SECURITIES AND EXCHANGE COMMISSION
WASHINGTON, D.C. 20549
FORM 8-K
CURRENT REPORT
PURSUANT TO SECTION 13 OR 15(d) OF THE
SECURITIES EXCHANGE ACT OF 1934
Date of Report (Date of earliest event reported) November 8, 2007
FAMOUS UNCLE AL’S HOT DOGS & GRILLE, INC.
(Exact name of registrant as specified in its charter)
| | |
DE | 333-132948 | 20-2791397 |
(State of Incorporation) | (Commission File Number) | (IRS Employer Identification No.) |
100 Mill Plain Rd.
Danbury, CT 06811
(Address of principal executive offices, including zip code)
(203) 791-0044
(Registrant's telephone number, including area code)

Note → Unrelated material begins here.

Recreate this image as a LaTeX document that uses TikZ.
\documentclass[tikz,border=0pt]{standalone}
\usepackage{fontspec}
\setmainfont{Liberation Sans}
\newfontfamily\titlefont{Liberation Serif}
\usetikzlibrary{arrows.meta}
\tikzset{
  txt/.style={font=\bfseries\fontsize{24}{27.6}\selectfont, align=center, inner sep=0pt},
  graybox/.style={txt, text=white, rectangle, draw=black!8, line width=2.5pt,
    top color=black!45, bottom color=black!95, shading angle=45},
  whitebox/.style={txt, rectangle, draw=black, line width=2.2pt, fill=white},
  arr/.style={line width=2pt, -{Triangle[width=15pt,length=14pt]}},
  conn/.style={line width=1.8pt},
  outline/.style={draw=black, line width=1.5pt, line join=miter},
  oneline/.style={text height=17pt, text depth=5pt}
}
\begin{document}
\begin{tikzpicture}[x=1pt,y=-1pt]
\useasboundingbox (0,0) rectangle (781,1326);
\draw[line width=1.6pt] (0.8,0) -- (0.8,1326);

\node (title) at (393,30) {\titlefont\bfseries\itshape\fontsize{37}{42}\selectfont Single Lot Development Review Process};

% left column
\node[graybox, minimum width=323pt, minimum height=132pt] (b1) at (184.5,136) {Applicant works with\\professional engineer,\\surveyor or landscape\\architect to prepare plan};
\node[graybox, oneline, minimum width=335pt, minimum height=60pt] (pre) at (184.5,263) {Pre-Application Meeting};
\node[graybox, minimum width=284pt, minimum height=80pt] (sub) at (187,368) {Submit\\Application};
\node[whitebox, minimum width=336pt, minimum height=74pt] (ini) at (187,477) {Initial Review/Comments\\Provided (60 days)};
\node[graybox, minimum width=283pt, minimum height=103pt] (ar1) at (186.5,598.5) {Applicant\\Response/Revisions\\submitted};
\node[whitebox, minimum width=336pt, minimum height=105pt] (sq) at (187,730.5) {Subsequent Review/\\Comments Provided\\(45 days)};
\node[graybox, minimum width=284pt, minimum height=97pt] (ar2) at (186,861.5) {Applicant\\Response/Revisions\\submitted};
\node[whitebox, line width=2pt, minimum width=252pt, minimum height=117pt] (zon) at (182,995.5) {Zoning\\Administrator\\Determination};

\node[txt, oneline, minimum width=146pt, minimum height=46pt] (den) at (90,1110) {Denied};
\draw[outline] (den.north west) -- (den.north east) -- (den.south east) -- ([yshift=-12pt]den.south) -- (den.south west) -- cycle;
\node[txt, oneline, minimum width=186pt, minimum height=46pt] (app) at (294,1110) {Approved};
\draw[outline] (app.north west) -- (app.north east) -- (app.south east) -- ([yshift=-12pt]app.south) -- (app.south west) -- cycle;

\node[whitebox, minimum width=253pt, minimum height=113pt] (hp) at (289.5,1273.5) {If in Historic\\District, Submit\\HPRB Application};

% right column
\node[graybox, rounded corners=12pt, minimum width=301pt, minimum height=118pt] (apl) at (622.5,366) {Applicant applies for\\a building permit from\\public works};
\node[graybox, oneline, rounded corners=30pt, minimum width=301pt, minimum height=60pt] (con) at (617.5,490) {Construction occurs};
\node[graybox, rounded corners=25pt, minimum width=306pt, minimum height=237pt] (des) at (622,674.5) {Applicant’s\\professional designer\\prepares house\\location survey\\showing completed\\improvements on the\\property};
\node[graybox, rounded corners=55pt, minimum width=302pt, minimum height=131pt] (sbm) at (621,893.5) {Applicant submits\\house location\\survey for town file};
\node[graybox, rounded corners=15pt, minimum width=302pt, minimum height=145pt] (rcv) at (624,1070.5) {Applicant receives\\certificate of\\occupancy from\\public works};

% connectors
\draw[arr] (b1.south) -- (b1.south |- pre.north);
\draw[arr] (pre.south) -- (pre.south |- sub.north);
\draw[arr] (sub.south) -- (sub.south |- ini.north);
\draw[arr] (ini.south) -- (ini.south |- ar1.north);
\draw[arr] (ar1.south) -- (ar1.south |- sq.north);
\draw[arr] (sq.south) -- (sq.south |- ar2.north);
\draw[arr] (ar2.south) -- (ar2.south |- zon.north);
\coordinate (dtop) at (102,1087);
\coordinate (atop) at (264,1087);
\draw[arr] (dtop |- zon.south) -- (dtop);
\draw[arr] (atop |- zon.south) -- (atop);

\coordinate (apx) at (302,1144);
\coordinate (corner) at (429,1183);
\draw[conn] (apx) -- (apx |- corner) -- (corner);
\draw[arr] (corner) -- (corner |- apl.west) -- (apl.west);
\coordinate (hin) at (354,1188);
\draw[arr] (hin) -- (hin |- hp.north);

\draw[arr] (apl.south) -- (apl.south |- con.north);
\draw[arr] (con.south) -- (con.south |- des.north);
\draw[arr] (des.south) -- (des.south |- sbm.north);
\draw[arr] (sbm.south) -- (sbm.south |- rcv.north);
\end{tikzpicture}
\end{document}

(Former Name or Former Address, if Changed Since Last Report)
Check the appropriate box below if the Form 8-K filing is intended to simultaneously satisfy the filing obligation of the registrant under any of the following provisions (see General Instruction A.2. below):
|_| Written communications pursuant to Rule 425 under the Securities Act (17 CFR 230.425)

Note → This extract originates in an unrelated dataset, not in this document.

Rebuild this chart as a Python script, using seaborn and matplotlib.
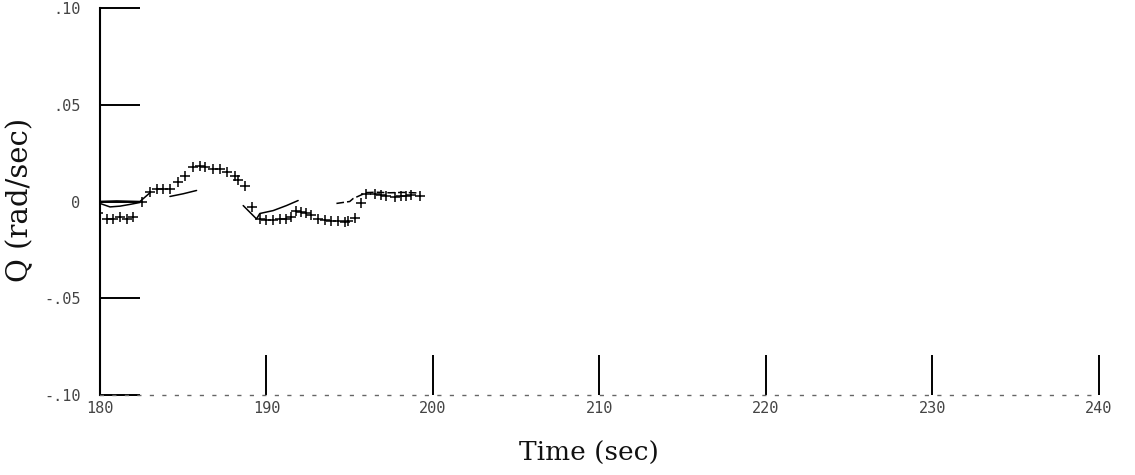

|_| Soliciting material pursuant to Rule 14a-12 under the Exchange Act (17 CFR 240.14a-12)
|_| Pre-commencement communications pursuant to Rule 14d-2(b) under the Exchange Act (17 CFR 240.14d-2(b))
|_| Pre-commencement communications pursuant to Rule
ITEM 1.01 ENTRY INTO A MATERIAL DEFINITIVE AGREEMENT
On November 8, 2007, we retained Scarsdale Equities, LLC to serve as a consultant and financial advisor for a term of two years. Scarsdale Equities, LLC has agreed to familiarize itself to the extent it deems appropriate with our business, operations, financial condition, and prospects.

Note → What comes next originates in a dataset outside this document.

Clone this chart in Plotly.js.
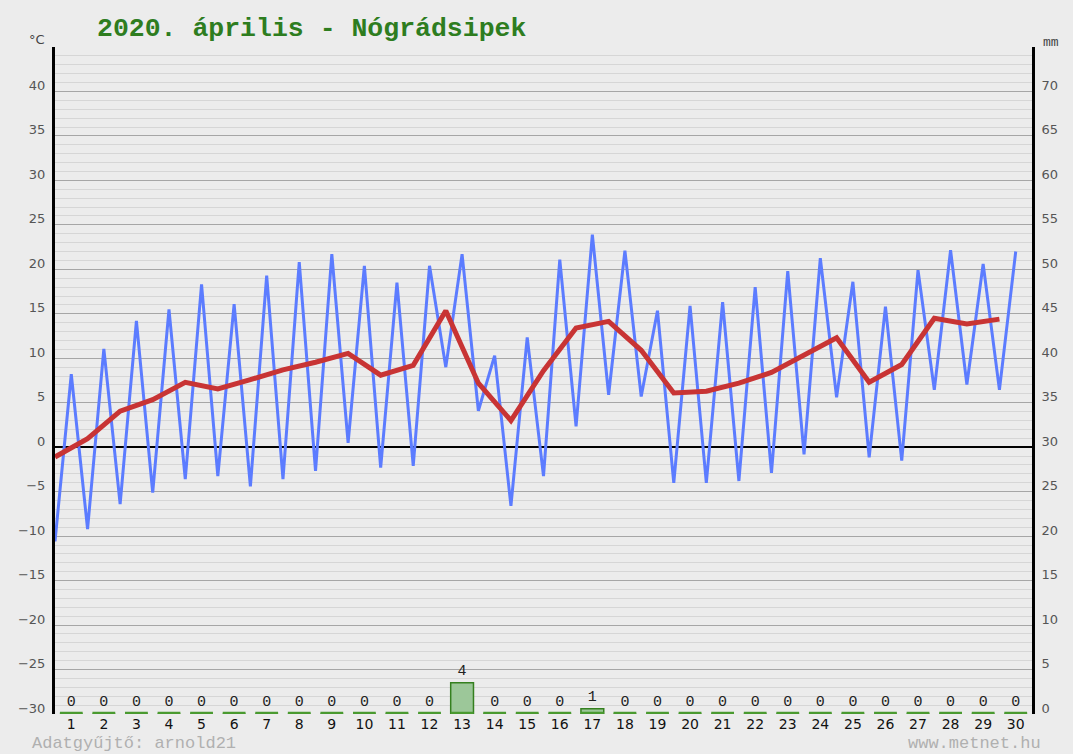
<!DOCTYPE html>
<html>
<head>
<meta charset="utf-8">
<script src="https://cdn.plot.ly/plotly-3.0.1.min.js"></script>
<style>
  html, body { margin: 0; padding: 0; background: #ececec; }
  #chart { width: 1073px; height: 754px; }
</style>
</head>
<body>
<div id="chart"></div>
<script>
// ---- data (2020. április, Nógrádsipek) ----
var days = [1,2,3,4,5,6,7,8,9,10,11,12,13,14,15,16,17,18,19,20,21,22,23,24,25,26,27,28,29,30];
// daily minimum (°C), plotted at the start of each day
var tMin = [-10.6, -9.2, -6.4, -5.1, -3.6, -3.25, -4.4, -3.6, -2.65, 0.5,
            -2.3, -2.1, 9.0, 4.1, -6.6, -3.25, 2.35, 5.9, 5.7, -4.0,
            -4.0, -3.8, -2.9, -0.8, 5.6, -1.15, -1.5, 6.45, 7.05, 6.45];
// daily maximum (°C), plotted at the middle of each day
var tMax = [8.2, 11.05, 14.2, 15.5, 18.3, 16.1, 19.3, 20.8, 21.7, 20.4,
            18.5, 20.4, 21.7, 10.3, 12.35, 21.1, 23.9, 22.1, 15.35, 15.9,
            16.3, 18.0, 19.8, 21.25, 18.6, 15.8, 19.9, 22.15, 20.6, 22.0];
// daily mean (°C)
var tMean = [-1.1, 0.95, 4.05, 5.35, 7.3, 6.55, 7.6, 8.7, 9.55, 10.55,
             8.1, 9.2, 15.35, 7.2, 3.0, 8.6, 13.4, 14.15, 10.9, 6.1,
             6.3, 7.2, 8.4, 10.3, 12.3, 7.3, 9.3, 14.5, 13.85, 14.4];
// daily precipitation (mm)
var precip = [0,0,0,0,0,0,0,0,0,0,0,0,3.5,0,0,0,0.6,0,0,0,0,0,0,0,0,0,0,0,0,0];

var tempTicks = [-30,-25,-20,-15,-10,-5,0,5,10,15,20,25,30,35,40,45];
var mmTicks = [0,5,10,15,20,25,30,35,40,45,50,55,60,65,70,75];

var titleText = '2020. április - Nógrádsipek';
var leftUnit = '°C';
var rightUnit = 'mm';
var footerLeft = 'Adatgyűjtő: arnold21';
var footerRight = 'www.metnet.hu';

// ---- build traces ----
var blueX = [], blueY = [];
days.forEach(function (d, i) {
  blueX.push(d - 0.5); blueY.push(tMin[i]);
  blueX.push(d);       blueY.push(tMax[i]);
});
var meanX = days.map(function (d) { return d - 0.5; });

var segX = [], segY = [];
days.forEach(function (d) {
  segX.push(d - 0.35, d + 0.35, null);
  segY.push(0, 0, null);
});

function fmt(v) { return v < 0 ? '−' + Math.abs(v) : String(v); }
var tempTickText = tempTicks.map(function (v, i) { return i === tempTicks.length - 1 ? '' : fmt(v); });
var mmTickText = mmTicks.map(function (v, i) { return i === mmTicks.length - 1 ? '' : String(v); });

var sansFont = 'DejaVu Sans, Verdana, sans-serif';
var monoFont = 'Liberation Mono, Courier New, monospace';

var data = [
  {
    type: 'scatter', mode: 'lines', x: blueX, y: blueY, yaxis: 'y',
    line: { color: '#5c7cff', width: 3 }, hoverinfo: 'skip'
  },
  {
    type: 'scatter', mode: 'lines', x: meanX, y: tMean, yaxis: 'y',
    line: { color: '#c83434', width: 5 }, hoverinfo: 'skip'
  },
  {
    type: 'scatter', mode: 'lines', x: segX, y: segY, yaxis: 'y2',
    line: { color: '#4a9a30', width: 4.5 }, hoverinfo: 'skip', connectgaps: false
  },
  {
    type: 'bar', x: days, y: precip, yaxis: 'y2', width: 0.7,
    marker: { color: '#9cc799', line: { color: '#35801f', width: 1.5 } },
    text: precip.map(function (v) { return String(Math.round(v)); }),
    textposition: 'outside', cliponaxis: false,
    textfont: { family: monoFont, size: 15, color: '#222' },
    hoverinfo: 'skip'
  }
];

var plotL = 55, plotR = 1032, plotT = 47, plotB = 714;
function px2paperX(px) { return (px - plotL) / (plotR - plotL); }
function px2paperY(py) { return (plotB - py) / (plotB - plotT); }

var layout = {
  width: 1073, height: 754,
  margin: { l: plotL, r: 1073 - plotR, t: plotT, b: 754 - plotB, pad: 0 },
  paper_bgcolor: '#ececec', plot_bgcolor: '#ececec',
  showlegend: false,
  title: {
    text: titleText,
    font: { family: monoFont, size: 26.5, color: '#2e7d1f', weight: 'bold' },
    xref: 'container', yref: 'container',
    x: 97 / 1073, xanchor: 'left',
    y: 1 - 27 / 754, yanchor: 'middle'
  },
  xaxis: {
    range: [0.5, 30.5], tickmode: 'array', tickvals: days,
    ticktext: days.map(String),
    showgrid: false, zeroline: false, showline: false, ticks: '',
    tickfont: { family: sansFont, size: 14, color: '#111' }
  },
  yaxis: {
    range: [-30, 45], tickmode: 'array', tickvals: tempTicks, ticktext: tempTickText,
    showgrid: true, gridcolor: '#a6a6a6', gridwidth: 1,
    minor: { tickmode: 'linear', tick0: 0, dtick: 1, showgrid: true, gridcolor: '#d6d6d6', gridwidth: 1, ticks: '' },
    zeroline: true, zerolinecolor: '#000', zerolinewidth: 1.5,
    showline: true, linecolor: '#000', linewidth: 3, ticks: '',
    ticklabelstandoff: 4, ticklabelshift: -6,
    tickfont: { family: sansFont, size: 13, color: '#555' }
  },
  yaxis2: {
    range: [0, 75], overlaying: 'y', side: 'right',
    tickmode: 'array', tickvals: mmTicks, ticktext: mmTickText,
    showgrid: false, zeroline: false,
    showline: true, linecolor: '#000', linewidth: 3, ticks: '',
    ticklabelstandoff: 4, ticklabelshift: -6,
    tickfont: { family: sansFont, size: 13, color: '#555' }
  },
  annotations: [
    { text: leftUnit, xref: 'paper', yref: 'paper', x: px2paperX(37), y: px2paperY(40), xanchor: 'center', yanchor: 'middle',
      showarrow: false, font: { family: sansFont, size: 13, color: '#444' } },
    { text: rightUnit, xref: 'paper', yref: 'paper', x: px2paperX(1051), y: px2paperY(42), xanchor: 'center', yanchor: 'middle',
      showarrow: false, font: { family: monoFont, size: 13, color: '#444' } },
    { text: footerLeft, xref: 'paper', yref: 'paper', x: px2paperX(30), y: px2paperY(743), xanchor: 'left', yanchor: 'middle',
      showarrow: false, font: { family: monoFont, size: 17, color: '#b0b0b0' } },
    { text: footerRight, xref: 'paper', yref: 'paper', x: px2paperX(1043), y: px2paperY(743), xanchor: 'right', yanchor: 'middle',
      showarrow: false, font: { family: monoFont, size: 17, color: '#b0b0b0' } }
  ]
};

Plotly.newPlot('chart', data, layout, { staticPlot: true, displayModeBar: false });
</script>
</body>
</html>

Scarsdale Equities, LLC will advise the Company with respect to our business plan, strategy, debt or equity securities offerings, financial transactions, merger and acquisition services, as appropriate, and review of our presentation and marketing materials as they relate to the investment community.
As compensation for entering into the Agreement, the Company will issue common Stock purchase warrants exercisable to purchase two million (2,000,000) shares of common stock of the Company at $.40 per share. The warrants will be exercisable for seven years from the date of issuance and contain cashless exercise provisions. The warrants are broken down into two holders as follows:
1.
N. Scott Fine, a registered principal with Scarsdale Equities, LLC will hold a warrant exercisable to purchase 1,400,000 share of common stock of the Company at $.40 per share. The Warrant is exercisable for seven years from the date of issuance and contains cashless exercise provisions.
2.
Scarsdale Equities, LLC will hold the other warrant exercisable to purchase 600,000 shares of common stock of the Company at $.40 per share. The Warrant is exercisable for seven years from the date of issuance and contains cashless exercise provisions.
ITEM 3.02UNREGISTERED SALE OF EQUITY SECURITIES:
The Warrants issued to N. Scott Fine and Scarsdale Equities, LLC were not registered under the Securities Act of 1933, as amended (the "Securities Act") at the time of issuance, and therefore may not be offered or sold in the United States absent registration or an applicable exemption from registration requirements. For these issuances, the Company relied on the exemption from federal registration under Section 4(2) of the Securities Act and/or Rule 506 promulgated thereunder, based on the Company's belief that the offer and sale of the warrants did not involve a public offering as each person/company was "accredited" and no general solicitation has been involved.
The disclosures set forth under Item 1.01 of this Current Report are incorporated by reference under this Item 3.02.
ITEM 9.01 FINANCIAL STATEMENTS AND EXHIBITS
10.01 Consulting Agreement
10.02 Warrant to Purchase Common Stock issued to N. Scott Fine
10.03 Warrant to Purchase Common Stock issued to Scarsdale Equities, LLC.
SIGNATURES
Pursuant to the requirements of The Securities Exchange Act of 1934, the registrant has duly
caused this report to be signed on its behalf by the undersigned hereto duly authorized.
Date: November 8, 2007
Famous Uncle Al’s Hot Dogs & Grille, Inc.